Step 2: Regular Expression to NFA Conversion

Once the regular expressions are provided, Lex converts them into NFAs (Non-deterministic Finite Automata). An NFA is a type of automaton that can have multiple possible transitions from a state for the same input symbol. NFAs are suitable for handling regular expressions because of their flexibility in matching patterns.

Step 3: NFA to DFA Conversion

Since NFAs are non-deterministic (i.e., they can have multiple transitions for the same input symbol), they are less efficient for scanning input streams. To make the lexical analyzer more efficient, Lex converts the NFA into a DFA (Deterministic Finite Automaton).

Step 4: DFA Minimization

Once the DFA is constructed, Lex minimizes the DFA to reduce the number of states and transitions. This step is essential for making the generated lexer more efficient.

Step 5: Code Generation

After constructing and minimizing the DFA, Lex generates C code for the lexical analyzer. This code is designed to scan the input, identify tokens, and execute the corresponding actions.

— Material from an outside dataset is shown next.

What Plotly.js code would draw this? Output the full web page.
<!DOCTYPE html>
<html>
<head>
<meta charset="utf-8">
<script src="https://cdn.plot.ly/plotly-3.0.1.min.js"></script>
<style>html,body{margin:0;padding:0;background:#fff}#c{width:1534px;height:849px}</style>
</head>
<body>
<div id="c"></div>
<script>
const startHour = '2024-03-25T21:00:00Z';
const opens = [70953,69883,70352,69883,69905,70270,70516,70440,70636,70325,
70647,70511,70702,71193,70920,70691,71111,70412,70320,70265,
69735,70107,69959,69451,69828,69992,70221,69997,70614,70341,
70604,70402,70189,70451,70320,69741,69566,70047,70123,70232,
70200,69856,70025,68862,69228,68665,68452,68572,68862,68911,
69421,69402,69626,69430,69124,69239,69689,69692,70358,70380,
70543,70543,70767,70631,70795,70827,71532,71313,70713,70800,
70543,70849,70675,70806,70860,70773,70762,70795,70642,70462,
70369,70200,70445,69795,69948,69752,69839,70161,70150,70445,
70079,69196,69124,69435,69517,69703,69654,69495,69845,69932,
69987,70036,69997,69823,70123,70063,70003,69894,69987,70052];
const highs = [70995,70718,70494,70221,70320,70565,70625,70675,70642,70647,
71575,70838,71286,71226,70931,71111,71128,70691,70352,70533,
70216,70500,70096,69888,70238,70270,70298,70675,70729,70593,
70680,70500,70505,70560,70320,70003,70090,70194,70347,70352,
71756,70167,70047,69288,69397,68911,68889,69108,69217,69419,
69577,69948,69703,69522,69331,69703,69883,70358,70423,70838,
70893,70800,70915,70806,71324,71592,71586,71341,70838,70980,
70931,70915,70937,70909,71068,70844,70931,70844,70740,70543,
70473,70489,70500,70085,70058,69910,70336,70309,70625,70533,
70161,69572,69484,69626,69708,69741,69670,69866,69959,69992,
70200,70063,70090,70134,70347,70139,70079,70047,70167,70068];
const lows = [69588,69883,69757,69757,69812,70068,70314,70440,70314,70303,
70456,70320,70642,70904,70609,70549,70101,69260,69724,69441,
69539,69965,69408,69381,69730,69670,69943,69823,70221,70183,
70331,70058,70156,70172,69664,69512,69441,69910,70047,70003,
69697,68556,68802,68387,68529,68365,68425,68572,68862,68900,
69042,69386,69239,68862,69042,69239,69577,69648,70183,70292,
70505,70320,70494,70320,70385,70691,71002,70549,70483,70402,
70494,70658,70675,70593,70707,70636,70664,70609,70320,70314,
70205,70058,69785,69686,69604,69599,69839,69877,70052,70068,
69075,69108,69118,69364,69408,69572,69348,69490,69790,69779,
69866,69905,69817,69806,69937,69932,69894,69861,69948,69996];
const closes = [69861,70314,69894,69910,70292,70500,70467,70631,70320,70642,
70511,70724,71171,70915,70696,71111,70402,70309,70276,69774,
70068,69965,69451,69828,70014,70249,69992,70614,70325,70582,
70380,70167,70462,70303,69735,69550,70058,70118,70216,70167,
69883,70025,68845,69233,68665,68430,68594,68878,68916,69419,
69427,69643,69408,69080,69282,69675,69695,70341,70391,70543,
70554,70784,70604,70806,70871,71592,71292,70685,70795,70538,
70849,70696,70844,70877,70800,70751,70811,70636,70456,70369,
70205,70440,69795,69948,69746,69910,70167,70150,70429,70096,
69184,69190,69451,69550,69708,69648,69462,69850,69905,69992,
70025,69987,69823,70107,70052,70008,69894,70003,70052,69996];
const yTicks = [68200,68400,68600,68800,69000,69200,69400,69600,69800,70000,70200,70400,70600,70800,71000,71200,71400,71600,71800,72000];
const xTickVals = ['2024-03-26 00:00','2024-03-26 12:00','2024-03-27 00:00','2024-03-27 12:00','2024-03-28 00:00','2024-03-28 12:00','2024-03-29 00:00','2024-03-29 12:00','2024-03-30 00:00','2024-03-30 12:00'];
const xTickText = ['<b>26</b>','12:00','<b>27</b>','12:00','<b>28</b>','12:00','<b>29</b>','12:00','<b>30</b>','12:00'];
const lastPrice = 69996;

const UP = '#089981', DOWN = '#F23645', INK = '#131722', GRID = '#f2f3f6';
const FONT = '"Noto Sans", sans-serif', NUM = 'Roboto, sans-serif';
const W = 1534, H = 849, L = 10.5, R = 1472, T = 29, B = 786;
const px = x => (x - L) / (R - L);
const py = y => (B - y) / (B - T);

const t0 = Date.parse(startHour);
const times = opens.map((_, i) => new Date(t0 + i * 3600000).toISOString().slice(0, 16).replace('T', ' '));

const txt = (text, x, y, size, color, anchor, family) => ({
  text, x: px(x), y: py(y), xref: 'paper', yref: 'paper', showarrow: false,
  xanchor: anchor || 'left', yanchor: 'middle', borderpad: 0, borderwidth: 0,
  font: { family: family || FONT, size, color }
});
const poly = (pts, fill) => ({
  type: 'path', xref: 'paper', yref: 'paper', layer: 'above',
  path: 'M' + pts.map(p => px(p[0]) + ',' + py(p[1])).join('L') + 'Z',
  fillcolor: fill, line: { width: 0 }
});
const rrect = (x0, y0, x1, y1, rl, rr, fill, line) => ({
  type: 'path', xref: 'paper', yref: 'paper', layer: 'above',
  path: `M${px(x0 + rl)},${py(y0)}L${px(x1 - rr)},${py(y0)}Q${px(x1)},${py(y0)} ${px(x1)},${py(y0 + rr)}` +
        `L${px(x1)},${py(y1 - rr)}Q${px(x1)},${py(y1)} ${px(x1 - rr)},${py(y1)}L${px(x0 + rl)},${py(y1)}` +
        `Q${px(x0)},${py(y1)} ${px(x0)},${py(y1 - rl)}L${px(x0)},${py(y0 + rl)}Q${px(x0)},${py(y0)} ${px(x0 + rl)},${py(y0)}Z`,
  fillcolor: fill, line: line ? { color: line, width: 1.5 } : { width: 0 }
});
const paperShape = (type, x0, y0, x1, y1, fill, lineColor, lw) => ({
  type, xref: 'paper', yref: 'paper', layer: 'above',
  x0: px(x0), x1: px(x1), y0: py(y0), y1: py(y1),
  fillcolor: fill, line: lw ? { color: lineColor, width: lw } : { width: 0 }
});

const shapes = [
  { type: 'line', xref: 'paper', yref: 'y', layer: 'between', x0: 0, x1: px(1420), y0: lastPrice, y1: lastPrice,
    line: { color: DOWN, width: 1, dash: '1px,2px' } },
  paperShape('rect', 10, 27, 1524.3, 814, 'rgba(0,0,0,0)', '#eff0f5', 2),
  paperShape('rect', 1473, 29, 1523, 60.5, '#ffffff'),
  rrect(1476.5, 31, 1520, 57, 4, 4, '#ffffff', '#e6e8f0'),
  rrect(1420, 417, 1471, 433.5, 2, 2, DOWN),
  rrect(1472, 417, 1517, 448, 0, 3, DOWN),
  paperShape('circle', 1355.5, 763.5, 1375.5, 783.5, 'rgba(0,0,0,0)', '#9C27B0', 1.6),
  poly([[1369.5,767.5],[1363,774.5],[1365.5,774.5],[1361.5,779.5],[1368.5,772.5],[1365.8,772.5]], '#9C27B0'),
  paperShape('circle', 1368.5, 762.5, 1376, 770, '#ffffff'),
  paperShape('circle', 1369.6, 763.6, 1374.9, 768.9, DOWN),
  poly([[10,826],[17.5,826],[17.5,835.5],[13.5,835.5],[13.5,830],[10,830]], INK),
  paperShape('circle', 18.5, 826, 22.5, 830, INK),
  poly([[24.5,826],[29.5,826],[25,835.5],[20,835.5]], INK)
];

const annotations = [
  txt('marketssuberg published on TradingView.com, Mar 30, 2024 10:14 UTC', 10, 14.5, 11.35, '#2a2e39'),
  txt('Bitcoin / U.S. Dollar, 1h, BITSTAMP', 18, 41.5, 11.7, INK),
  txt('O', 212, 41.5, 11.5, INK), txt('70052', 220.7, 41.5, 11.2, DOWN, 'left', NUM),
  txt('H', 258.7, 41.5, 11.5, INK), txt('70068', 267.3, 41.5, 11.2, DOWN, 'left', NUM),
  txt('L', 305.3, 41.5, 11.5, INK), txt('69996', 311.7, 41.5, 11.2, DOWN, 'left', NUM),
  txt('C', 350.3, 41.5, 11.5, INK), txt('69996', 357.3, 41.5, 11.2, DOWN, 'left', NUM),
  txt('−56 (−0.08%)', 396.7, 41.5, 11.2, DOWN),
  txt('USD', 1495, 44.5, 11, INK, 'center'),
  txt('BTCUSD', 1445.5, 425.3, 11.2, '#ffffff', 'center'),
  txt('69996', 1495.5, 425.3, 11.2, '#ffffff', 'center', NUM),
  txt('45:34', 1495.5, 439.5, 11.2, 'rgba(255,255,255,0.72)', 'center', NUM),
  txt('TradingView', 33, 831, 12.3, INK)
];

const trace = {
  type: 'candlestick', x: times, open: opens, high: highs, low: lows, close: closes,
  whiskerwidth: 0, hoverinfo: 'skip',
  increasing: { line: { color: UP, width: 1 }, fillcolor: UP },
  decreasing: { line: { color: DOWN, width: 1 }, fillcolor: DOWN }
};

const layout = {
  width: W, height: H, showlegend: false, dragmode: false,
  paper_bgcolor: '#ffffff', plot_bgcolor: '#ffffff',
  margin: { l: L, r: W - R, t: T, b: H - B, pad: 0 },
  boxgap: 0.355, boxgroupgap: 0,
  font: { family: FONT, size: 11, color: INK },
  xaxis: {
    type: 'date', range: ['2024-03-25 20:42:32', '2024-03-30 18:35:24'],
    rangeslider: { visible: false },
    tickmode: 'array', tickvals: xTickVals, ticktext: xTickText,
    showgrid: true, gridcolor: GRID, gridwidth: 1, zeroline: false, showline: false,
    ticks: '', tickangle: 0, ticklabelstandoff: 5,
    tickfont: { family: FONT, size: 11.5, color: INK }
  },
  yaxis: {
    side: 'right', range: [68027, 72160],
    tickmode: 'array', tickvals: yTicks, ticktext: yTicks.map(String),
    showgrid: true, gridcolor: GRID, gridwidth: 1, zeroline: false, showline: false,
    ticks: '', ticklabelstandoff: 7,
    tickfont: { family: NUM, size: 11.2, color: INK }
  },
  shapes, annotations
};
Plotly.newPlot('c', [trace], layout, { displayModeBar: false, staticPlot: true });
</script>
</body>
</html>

In-Depth Example: Tokenizing a Simple Language

Let’s go through an example of designing a lexical analyzer using Lex to tokenize a simple programming language.

  1. Token Definitions: We’ll define regular expressions for basic tokens like keywords (if, else), operators (+, -), numbers, and identifiers.

  2. Lex Specification:

%{
#include <stdio.h>
%}

%%
"if"      { printf("Keyword: IF\n"); }
"else"    { printf("Keyword: ELSE\n"); }
[0-9]+    { printf("Number: %s\n", yytext); }
[a-zA-Z][a-zA-Z0-9]*   { printf("Identifier: %s\n", yytext); }
"+"       { printf("Operator: +\n"); }
"-"       { printf("Operator: -\n"); }
[ \t\n]+  { /* Ignore whitespace */ }
.         { printf("Unknown character: %s\n", yytext); }
%%

int main() {
    yylex();  // Start the lexical analysis
    return 0;
}


The code works somewhat like this :

%{
#include <stdio.h>
%}

This imports the headers/global variables

Inside

%%

"regular-expression" {Action to be done on detecting the regular expression}

%%

For example in this line

"if"      { printf("Keyword: IF\n"); }

An NFA is constructed like this:

flowchart LR;
	A-->i-->B
	B-->f-->C

and when the expected inputs are detected, this printed by the lex

Keyword: IF

  1. DFA for Token Matching:

    • "if": A DFA will be constructed for the regular expression "if". The DFA will recognize the sequence of characters i, f and transition to an accepting state.
    • [a-zA-Z][a-zA-Z0-9]*: A DFA will be built to match identifiers. The DFA starts in a state that accepts letters and can transition to states that accept letters or digits.
  2. Lex Action: When the DFA matches a token (like a keyword or operator), the corresponding action (e.g., printing the token or passing it to the parser) is executed.


Summary: Design Process of Lex

By automating these steps, Lex simplifies the process of designing a lexical analyzer, allowing you to focus on defining token patterns and actions instead of manually building DFAs.